You must complete most of your applicable customer identification procedures before you provide any designated services to the customer. This applies to both one-off transactions and ongoing business relationships.
The required timeframe for identifying the beneficial owner of a customer and whether the customer or beneficial owner is a politically exposed person is different. You must do this either before you provide the designated service or as soon as possible afterwards.
You may use ‘safe harbour’ procedures to verify your customer’s identity if they are an individual and you have assessed their money laundering and terrorism financing risk as medium or low. These checks are less stringent than those required for high risk customers. You must still verify their full name, and, depending on which you collected, either their date of birth or residential address.
You can use either reliable and independent documents or electronic data to verify the identity of your medium or low risk customer.
For documents, you must use original or certified copies of primary or secondary documents. For electronic data, you must use at least two separate data sources to verify customer information. This can include records from credit reporting agencies.
The simplified company verification procedure only applies if you can confirm the company is one of the following:
- a domestic (registered in Australia) company, listed on an Australian stock exchange
- a majority-owned subsidiary of a domestic company listed on an Australian stock exchange
- licensed and regulated by a Commonwealth, state or territory government regulator.
Documents obtained from at least one of the following will confirm this and can be used as verification:
- searching the relevant domestic stock exchange
- a public document issued by the company (such as an annual report)
- searching a relevant Australian Securities and Investments Commission (ASIC) database
- searching the licence or other records of the relevant regulator.
The simplified trust verification procedure only applies if you can confirm the trust is one of the following:
- a managed investment scheme registered by ASIC
- an unregistered managed investment scheme that only has wholesale clients and does not make small scale offerings
- a trust registered with and regulated by an Commonwealth Government regulator
- a government superannuation fund established under legislation.
Confirming that your customer fits one of the above criteria is sufficient verification.
You must have risk-based systems and controls in place to deal with discrepancies you notice while verifying customer information, such as if someone’s name on their passport doesn’t match the name they gave you, or the name of a director provided by a company doesn’t appear on the company search extract. If you notice inconsistencies, you should collect more information from your customer. The procedures you document to deal with this situation must be appropriate for your business or organisation.

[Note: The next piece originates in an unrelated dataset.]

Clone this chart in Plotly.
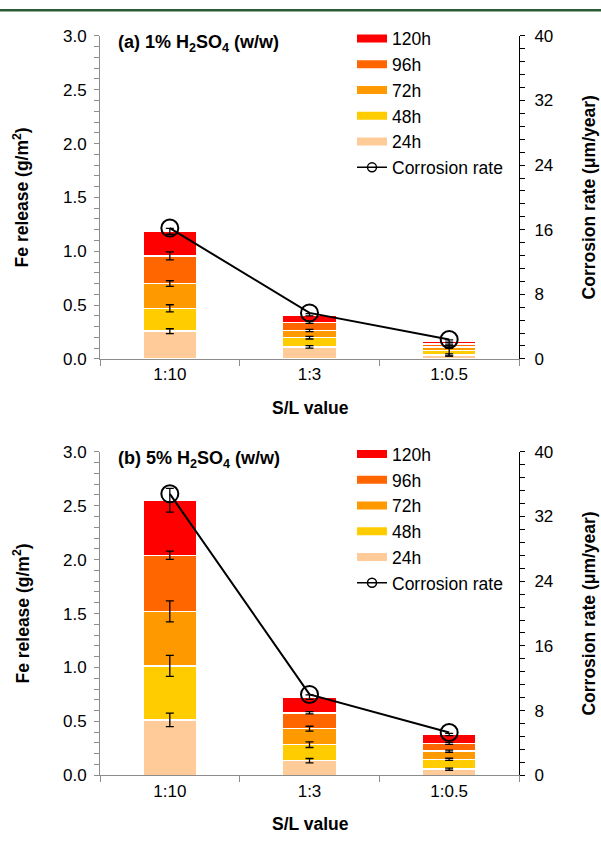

If a customer gives you identification documents in a language other than English, you should use an accredited translator to translate them into English, unless you or an employee understand the language used. In that case, you can translate the document/s into English yourself, but you should keep a record for other employees and to show AUSTRAC.
This guidance sets out how we interpret the Act, along with associated Rules and regulations. Australian courts are ultimately responsible for interpreting these laws and determining if any provisions of these laws are contravened.
The examples and scenarios in this guidance are meant to help explain our interpretation of these laws. They’re not exhaustive or meant to cover every possible scenario.
This guidance provides general information and isn't a substitute for legal advice. This guidance avoids legal language wherever possible and it might include generalisations about the application of the law. Some provisions of the law referred to have exceptions or important qualifications. In most cases your particular circumstances must be taken into account when determining how the law applies to you.